Concerts, Music, Reviews
Oct 28, 2013


Back from a ban in 1988 that saw the band incite a riot and the Palladium lose a few windows, the line up may have changed, with a few original members now missing, but 25 years later, make no mistake about it, Slayer is here back in full force and ready to obliterate absolutely everything. The Palladium was packed to the rafters with fans just waiting to see the almighty Slayer, the excitement clear and thick in the air by the time 9.30 rolled around and lights went out, eliciting cheers and screams of exhilaration as darkness descended. Lights hit the stage flashing ‘Slayer’ upon the veil separating us from the reason why we’re all here. The curtain goes down and every cellphone in the house goes up ready to film and photograph this sold-out show.

Upside-down Crosses hung from the ceiling, as the band, in true Slayer style, played against a back-drop of a ‘Heineken’ beer logo, with the word ‘Hanneman’ replaced instead of the iconic brand name, in tribute to their fallen guitarist. Starting with the crushing ‘World Painted Blood’ off 2008’s album of the same title, Slayer played us a solid 90 minutes of brutality. Mixing it up to both old skool and newer Slayer, the crowd was treated to 19 Slayer songs, and a slightly different set-list from their show, also at the Palladium, the night before.
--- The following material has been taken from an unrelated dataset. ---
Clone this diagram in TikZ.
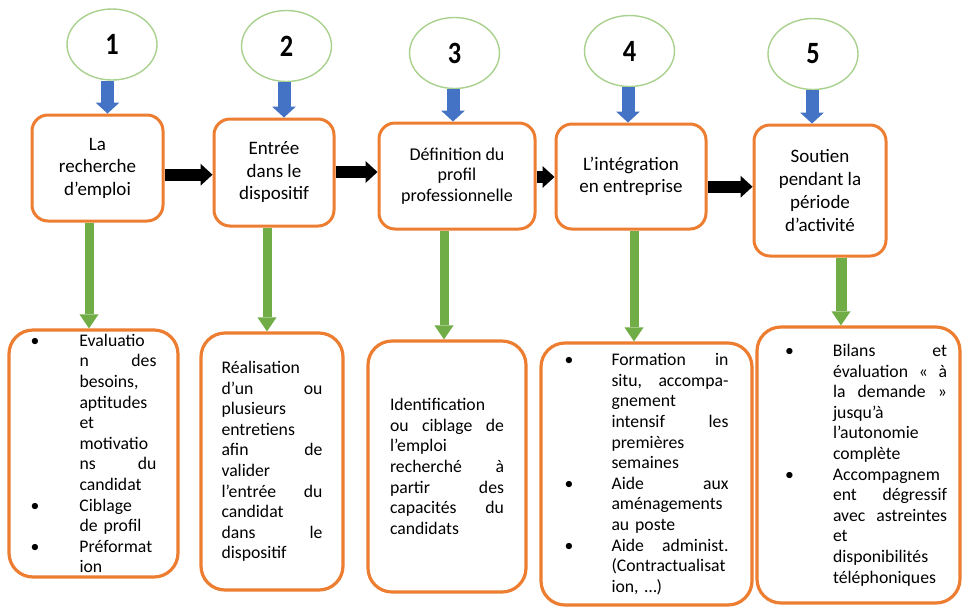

An Exodus cover – ‘Strike of the Beast’ made it into the Slayer setlist for the night, as well as early tracks from the band’s debut album, 1983’s ‘Show No Mercy’ such as ‘Black Magic’ and ‘Die By the Sword’ made an appearance, mixed in there with some ‘Hell Awaits’ (1985) in the form of the songs ‘Necrophiliac’ and ‘At Dawn They Sleep’ and of course some classics off ‘Reign in Blood’(1986) – ‘Raining Blood’ and the grand finale ‘Angel of Death.’ There were newer tracks too, but it wouldn’t be a Slayer shower without some ‘South of Heaven’ and ‘Seasons in the Abyss’ and even ‘Dead Skin Mask.’

The legendary Kerry King was in fine form, wearing his own band’s T-shirt, and murdering the guitar like no one else in existence. The musical chemistry between him and Exodus-recruit Gary Holt, who replaces Jeff Hanneman who passed on earlier this year, was palpable. While unfortunately original Slayer drummer, the double-bass machine, Dave Lombardo was no longer in the line-up due to some alleged differences with the band, Paul Bostaph was there to take up the reigns and he, no stranger to the Slayer camp, did them nothing but justice.
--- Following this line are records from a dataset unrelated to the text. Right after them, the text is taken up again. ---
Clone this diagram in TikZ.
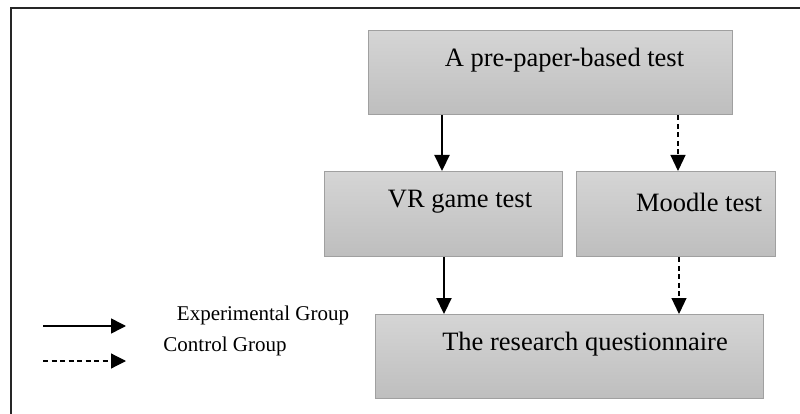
\documentclass[tikz,border=0pt]{standalone}
\usepackage{fontspec}
\setmainfont{Liberation Serif}
\usetikzlibrary{arrows.meta}
\definecolor{boxtop}{HTML}{D5D5D5}
\definecolor{boxbot}{HTML}{BEBEBE}
\definecolor{boxline}{HTML}{A0A0A0}
\tikzset{
  stage/.style={draw=boxline, line width=1.3pt, top color=boxtop, bottom color=boxbot,
    rectangle, inner sep=0pt, anchor=north west},
  stagetext/.style={font=\fontsize{26.5}{30}\selectfont, inner sep=0pt},
  legendtext/.style={font=\fontsize{21}{24}\selectfont, inner sep=0pt},
  expflow/.style={line width=2.2pt, -{Triangle[length=16pt,width=15pt]}},
  ctrlflow/.style={line width=1.2pt, dash pattern=on 5pt off 3.5pt,
    -{Triangle[length=16pt,width=15pt]}},
  keyexp/.style={line width=1.6pt, -{Triangle[length=15pt,width=15pt]}},
  keyctrl/.style={line width=1.2pt, dash pattern=on 5pt off 3.5pt,
    -{Triangle[length=15pt,width=15pt]}}
}
\begin{document}
\begin{tikzpicture}[x=1pt, y=-1pt]
\useasboundingbox (0,0) rectangle (800,414);
% outer frame, running off the right and bottom edges
\draw[line width=1.8pt, black!85] (11,420) -- (11,8) -- (806,8);

% stages
\node[stage, minimum width=364pt, minimum height=84pt] (pre) at (368,30) {};
\node[stage, minimum width=238pt, minimum height=85pt] (vr) at (324,171) {};
\node[stage, minimum width=199pt, minimum height=85pt] (moodle) at (576,171) {};
\node[stage, minimum width=388pt, minimum height=84pt] (quest) at (375,314) {};

\node[stagetext] (pretext) at (564.5,60) {A pre-paper-based test};
\node[stagetext] (vrtext) at (460,202) {VR game test};
\node[stagetext] (moodletext) at (699,202) {Moodle test};
\node[stagetext] (questtext) at (585,344) {The research questionnaire};

% flows
\draw[expflow] (pre.south -| 442,0) -- (vr.north -| 442,0);
\draw[ctrlflow] (pre.south -| 678,0) -- (moodle.north -| 678,0);
\draw[expflow] (vr.south -| 444,0) -- (quest.north -| 444,0);
\draw[ctrlflow] (moodle.south -| 679,0) -- (quest.north -| 679,0);

% key
\coordinate (k1a) at (43,326);
\coordinate (k1b) at (126,326);
\coordinate (k2a) at (43,361);
\coordinate (k2b) at (126,361);
\draw[keyexp] (k1a) -- (k1b);
\draw[keyctrl] (k2a) -- (k2b);
\node[legendtext] (exptext) at (263,315) {Experimental Group};
\node[legendtext] (ctrltext) at (225,346) {Control Group};
\end{tikzpicture}
\end{document}
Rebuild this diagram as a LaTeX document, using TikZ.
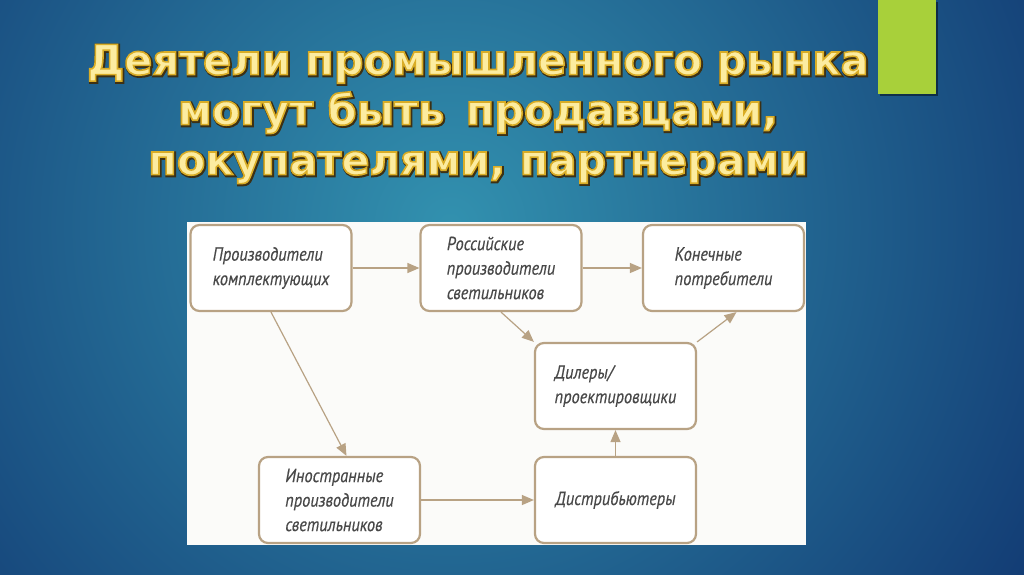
\documentclass[tikz,border=0pt]{standalone}
\usepackage{fontspec}
\setmainfont{DejaVu Sans}
\newfontfamily\titlefont{DejaVu Sans}
\newfontfamily\boxfont[FakeStretch=0.86,FakeBold=0.4]{PT Sans}
\usetikzlibrary{arrows.meta,positioning}

\definecolor{bgdark}{RGB}{12,42,104}
\definecolor{bglight}{RGB}{50,145,175}
\definecolor{barlime}{RGB}{168,208,58}
\definecolor{titleyellow}{RGB}{252,236,160}
\definecolor{titleshade}{RGB}{60,48,20}
\definecolor{panelwhite}{RGB}{251,251,249}
\definecolor{boxtan}{RGB}{184,162,132}
\definecolor{boxtext}{RGB}{72,72,72}

% gold rim and dark rim round the heading letters
\newcommand{\goldrim}{\special{pdf:literal 0.85 0.68 0.15 RG 1.6 w 2 Tr}}
\newcommand{\darkrim}{\special{pdf:literal 3.4 w 2 Tr}}

\tikzstyle{box}=[draw=boxtan,line width=2.2pt,rounded corners=9pt,fill=white,minimum width=161pt,minimum height=86pt,inner sep=0pt,align=left,text=boxtext,font=\boxfont\itshape\fontsize{19}{24.5}\selectfont]
\tikzstyle{link}=[draw=boxtan,line width=1.2pt,-{Triangle[length=12pt,width=10pt]}]
\tikzstyle{title}=[font=\titlefont\bfseries\fontsize{41.5}{50}\selectfont,align=center]

\begin{document}
\begin{tikzpicture}[x=1pt,y=-1pt]
    \useasboundingbox (0,0) rectangle (1024,574);
    % background and side bar
    \begin{scope}
        \clip (0,0) rectangle (1024,574);
        \fill[inner color=bglight,outer color=bgdark] (450,225) circle (820pt);
    \end{scope}
    \fill[black,opacity=0.45] (880,2) rectangle (938,96);
    \fill[barlime] (878,0) rectangle (936,94);
    % heading
    \node[title,text=titleshade] (headshadow) at (479,115) {\darkrim Деятели промышленного рынка\\\darkrim могут быть\, продавцами,\\\darkrim покупателями, партнерами};
    \node[title,text=titleyellow] (head) at (478,114) {\goldrim Деятели промышленного рынка\\\goldrim могут быть\, продавцами,\\\goldrim покупателями, партнерами};
    % white panel
    \fill[panelwhite] (187,222) rectangle (806,545);
    % the boxes
    \foreach \pos/\name/\txt in {{(271,268)/comp/Производители\\комплектующих},
                                 {(501,268)/rusmak/Российские\\производители\\светильников},
                                 {(723.5,268)/enduse/Конечные\\потребители},
                                 {(615.5,386)/dealers/{Дилеры/\\проектировщики}},
                                 {(339.5,500)/formak/Иностранные\\производители\\светильников},
                                 {(615.5,500)/distrib/Дистрибьютеры}}
        \node[box] (\name) at \pos {\txt};
    % arrows between them
    \foreach \source/\dest/\dx in {comp.east/rusmak.west/0, rusmak.east/enduse.west/0,
                                   comp.south/formak.north/7, rusmak.south/dealers.north west/0,
                                   dealers.north east/enduse.south/13,
                                   formak.east/distrib.west/0, distrib.north/dealers.south/0}
        \path[link] (\source) -- ([xshift=\dx pt]\dest);
\end{tikzpicture}
\end{document}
Tom Araya, though a little less apt to headbang than he probably was back in 1988, was still just doing what Tom Araya always does, killing it as a King of arguably the best Thrash Metal band of all time.
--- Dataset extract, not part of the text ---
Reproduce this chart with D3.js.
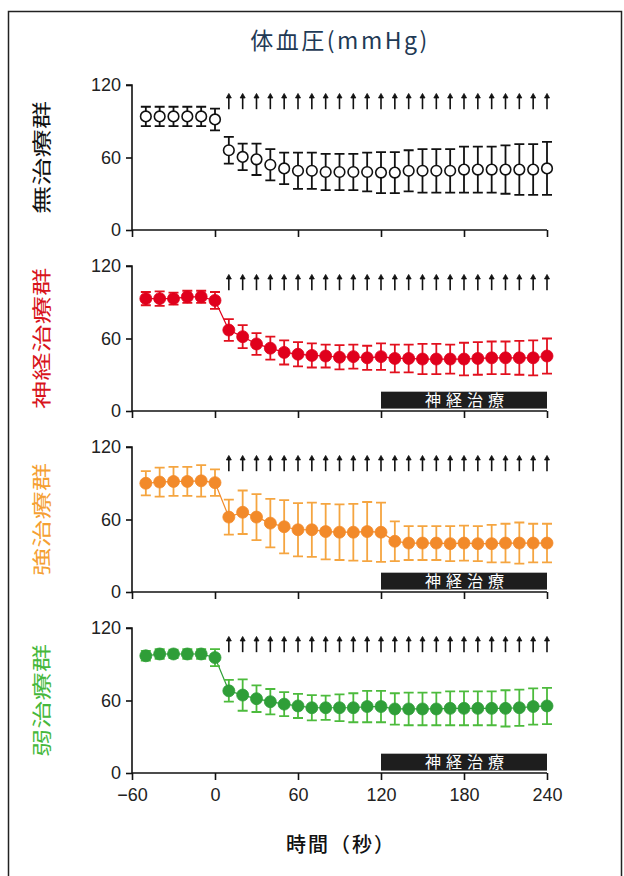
<!DOCTYPE html>
<html>
<head>
<meta charset="utf-8">
<script src="https://cdn.jsdelivr.net/npm/d3@7/dist/d3.min.js"></script>
<style>
  html, body { margin: 0; padding: 0; background: #fff; }
  svg { display: block; }
</style>
</head>
<body>
<svg id="chart" width="624" height="876"></svg>
<script>
// Sampling times (s); stimulation starts at 0
const times = [-50, -40, -30, -20, -10, 0, 10, 20, 30, 40, 50, 60, 70, 80, 90, 100,
               110, 120, 130, 140, 150, 160, 170, 180, 190, 200, 210, 220, 230, 240];
// Times marked with significance arrows
const arrowTimes = [10, 20, 30, 40, 50, 60, 70, 80, 90, 100, 110, 120,
                    130, 140, 150, 160, 170, 180, 190, 200, 210, 220, 230, 240];
const arrowRange = [100, 113];

const xTicks = [-60, 0, 60, 120, 180, 240];
const yTicks = [0, 60, 120];

// Group names
const groupNames = ["無治療群", "神経治療群", "強治療群", "弱治療群"];

// Blood pressure means (mmHg)
const untreatedMean = [94, 94, 94, 94, 94, 91.5, 66, 60.5, 58.5, 54, 51, 49, 49, 48, 48, 48,
                       48, 47.5, 47.5, 49, 49, 49, 49, 50, 50, 50, 50, 50, 50, 51];
const untreatedErr  = [8, 8, 8, 8, 8, 9, 11, 11, 13, 13, 13, 15, 15, 15, 15, 15,
                       16, 17, 17, 17, 18, 18, 18, 19, 19, 19, 20, 21, 21, 22];

const nerveMean = [93, 93, 93, 94.5, 94.5, 91.5, 67, 61.5, 55.5, 52, 48.5, 47, 46, 45.5, 44.5, 45,
                   44, 45, 43.5, 43.5, 43, 43, 43, 43, 43.5, 44, 44, 44, 44, 45.5];
const nerveErr  = [5.5, 6, 5, 5, 5, 7, 9, 9.5, 9, 9.5, 10, 10, 10, 9.5, 10, 10,
                   10, 11, 11.5, 11.5, 12.5, 12.5, 12, 13.5, 13.5, 13.5, 13.5, 14, 14.5, 14.5];

const strongMean = [90, 91, 91.5, 91.5, 92, 90.5, 62, 66, 62, 57, 54, 51.5, 51.5, 50, 49.5, 49.5,
                    50, 49.5, 42, 40.5, 40.5, 40.5, 40, 40.5, 40, 40, 40.5, 40.5, 40.5, 40.5];
const strongErr  = [10, 12, 12, 12, 13, 11, 14.5, 18, 19, 20, 22, 22, 22.5, 23, 23, 23.5,
                    24.5, 24.5, 16.5, 14, 14, 14, 14.5, 14.5, 14.5, 15.5, 16, 17, 16, 16];

const weakMean = [97, 98.5, 98.5, 98.5, 98.5, 95.5, 68, 64.5, 61.5, 59, 57, 55.5, 54, 54, 54, 54,
                  55, 55, 53, 53, 53, 53, 53.5, 53.5, 53.5, 53.5, 53.5, 54, 55, 55.5];
const weakErr  = [4, 4, 3.5, 4, 4, 7, 9, 13, 11, 10.5, 10, 10, 10.5, 10, 11, 12,
                  13, 13, 13, 13.5, 13.5, 13.5, 14, 14, 14, 14, 15, 15, 15, 15];

// Nerve treatment period (s) and its band label
const treatPeriod = [120, 240];
const treatBand = [2, 16];
const treatLabel = "神経治療";

const titleText = "体血圧(mmHg)";
const xTitleText = "時間（秒）";

// ---------------------------------------------------------------
const cjk = "'Noto Sans CJK JP', 'Noto Sans CJK SC', sans-serif";
const latin = "'Liberation Sans', Arial, sans-serif";

const groups = [
  { name: groupNames[0], mean: untreatedMean, err: untreatedErr, open: true,
    color: "#111", errColor: "#111", labelColor: "#111", line: false, treat: false },
  { name: groupNames[1], mean: nerveMean, err: nerveErr, open: false,
    color: "#e0001c", errColor: "#e2101e", labelColor: "#d8141c", line: true, treat: true },
  { name: groupNames[2], mean: strongMean, err: strongErr, open: false,
    color: "#f28a2a", errColor: "#f5a540", labelColor: "#f5a033", line: true, treat: true },
  { name: groupNames[3], mean: weakMean, err: weakErr, open: false,
    color: "#2f9e38", errColor: "#4cbb3c", labelColor: "#46b83c", line: true, treat: true }
];

const svg = d3.select("#chart");
svg.append("rect").attr("width", 624).attr("height", 876).attr("fill", "#fff");

// Outer frame
svg.append("path")
  .attr("d", "M8.5,876 V11.5 H621.5 V876")
  .attr("fill", "none").attr("stroke", "#222").attr("stroke-width", 1.5);

svg.append("text")
  .attr("x", 340).attr("y", 49)
  .attr("text-anchor", "middle")
  .attr("font-family", cjk).attr("font-size", 23)
  .attr("letter-spacing", 2.5)
  .attr("fill", "#1f3a55")
  .text(titleText);

const x = d3.scaleLinear().domain([-60, 240]).range([132, 547]);

const panelTops = [85, 266, 447, 628];
const panelH = 145;

groups.forEach((g, gi) => {
  const top = panelTops[gi];
  const y = d3.scaleLinear().domain([0, 120]).range([top + panelH, top]);
  const p = svg.append("g");

  // Treatment band
  if (g.treat) {
    p.append("rect")
      .attr("x", x(treatPeriod[0])).attr("width", x(treatPeriod[1]) - x(treatPeriod[0]))
      .attr("y", y(treatBand[1])).attr("height", y(treatBand[0]) - y(treatBand[1]))
      .attr("fill", "#1e1e1e");
    p.append("text")
      .attr("x", x((treatPeriod[0] + treatPeriod[1]) / 2) + 3)
      .attr("y", y((treatBand[0] + treatBand[1]) / 2) + 6)
      .attr("text-anchor", "middle")
      .attr("font-family", cjk).attr("font-size", 16)
      .attr("letter-spacing", 5)
      .attr("fill", "#fff")
      .text(treatLabel);
  }

  // Axes
  const yAxis = d3.axisLeft(y).tickValues(yTicks).tickSize(6).tickPadding(5).tickFormat(d3.format("d"));
  const ya = p.append("g").attr("transform", `translate(${x(-60)},0)`).call(yAxis);
  ya.select(".domain").attr("d", `M-6,${y(120)}H0V${y(0)}`);
  const xAxis = d3.axisBottom(x).tickValues(xTicks).tickSize(7).tickPadding(5);
  const xa = p.append("g").attr("transform", `translate(0,${y(0)})`).call(xAxis);
  xa.select(".domain").attr("d", `M${x(-60)},0H${x(240)}`);
  [ya, xa].forEach(a => {
    a.selectAll(".domain, line").attr("stroke", "#111").attr("stroke-width", 1.6);
    a.selectAll("text").attr("font-family", latin).attr("font-size", 18).attr("fill", "#222");
  });
  if (gi < groups.length - 1) xa.selectAll("text").remove();
  else xa.selectAll("text").attr("dy", "0.9em");

  // Group label (vertical)
  const cy = (y(0) + y(120)) / 2;
  p.append("text")
    .attr("transform", `translate(49,${cy}) rotate(-90) scale(1.45,1)`)
    .attr("text-anchor", "middle")
    .attr("font-family", cjk).attr("font-size", 19.5)
    .attr("fill", g.labelColor)
    .text(g.name);

  // Significance arrows
  const ar = p.append("g").attr("stroke", "#111").attr("fill", "#111");
  arrowTimes.forEach(t => {
    const ax = x(t), y0 = y(arrowRange[0]), y1 = y(arrowRange[1]);
    ar.append("line").attr("x1", ax).attr("x2", ax).attr("y1", y0).attr("y2", y1 + 3)
      .attr("stroke-width", 1.6);
    ar.append("path").attr("d", `M${ax - 2.5},${y1 + 4.5}L${ax},${y1}L${ax + 2.5},${y1 + 4.5}Z`)
      .attr("stroke-width", 0.8);
  });

  const data = times.map((t, i) => ({ t, m: g.mean[i], e: g.err[i] }));

  // Connecting line
  if (g.line) {
    p.append("path").datum(data)
      .attr("d", d3.line().x(d => x(d.t)).y(d => y(d.m)))
      .attr("fill", "none").attr("stroke", g.color).attr("stroke-width", 1.2);
  }

  // Error bars
  const eb = p.append("g").attr("stroke", g.errColor).attr("stroke-width", 1.8).attr("fill", "none");
  data.forEach(d => {
    const cx = x(d.t), hi = y(d.m + d.e), lo = y(d.m - d.e), w = 5;
    eb.append("path").attr("d",
      `M${cx},${hi}V${lo}M${cx - w},${hi}H${cx + w}M${cx - w},${lo}H${cx + w}`);
  });

  // Markers
  p.append("g").selectAll("circle").data(data).join("circle")
    .attr("cx", d => x(d.t)).attr("cy", d => y(d.m))
    .attr("r", g.open ? 5.3 : 6)
    .attr("fill", g.open ? "#fff" : g.color)
    .attr("stroke", g.color).attr("stroke-width", g.open ? 1.6 : 0.8);
});

svg.append("text")
  .attr("x", 341).attr("y", 852)
  .attr("text-anchor", "middle")
  .attr("font-family", cjk).attr("font-size", 20).attr("font-weight", 500)
  .attr("letter-spacing", 2)
  .attr("fill", "#111")
  .text(xTitleText);
</script>
</body>
</html>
Several celebs were also in attendance in the VIP, including Rob Zombie’s John 5, Metallica’s Robert Trujillo, and even Breaking Bad’s own Walt Jr, R.J. Mitte, proving that no one can resist the ‘black magic’ pull of the one and only Slayer.
French metal Titans, Gojira who were supporting Slayer on this tour, also put on a solid set, with their classic light show, and even more classic metal sound. “It’s a great honor for us to be here tonight,” lead singer Joe Duplantier told us while the crowd went wild, and the circle-pits began as Gojira rocked out in all their synced headbanging glory playing tracks from ‘Oroborus’ off 2008’s “The Way of All Flesh” – to ‘Explosia’ and ‘L’Enfant Sauvage’ off the album of the same title – and everything in between .

Even tour-opener, Australia’s 4ARM were treated as part of the family by the crowd when they hit the stage and opened up the show to an already half-filled up Palladium at 7.30. But in the end, this was Slayer’s show, Slayer’s town, and Slayer’s people, make no mistake about it and as always, they destroyed. Slayerrr!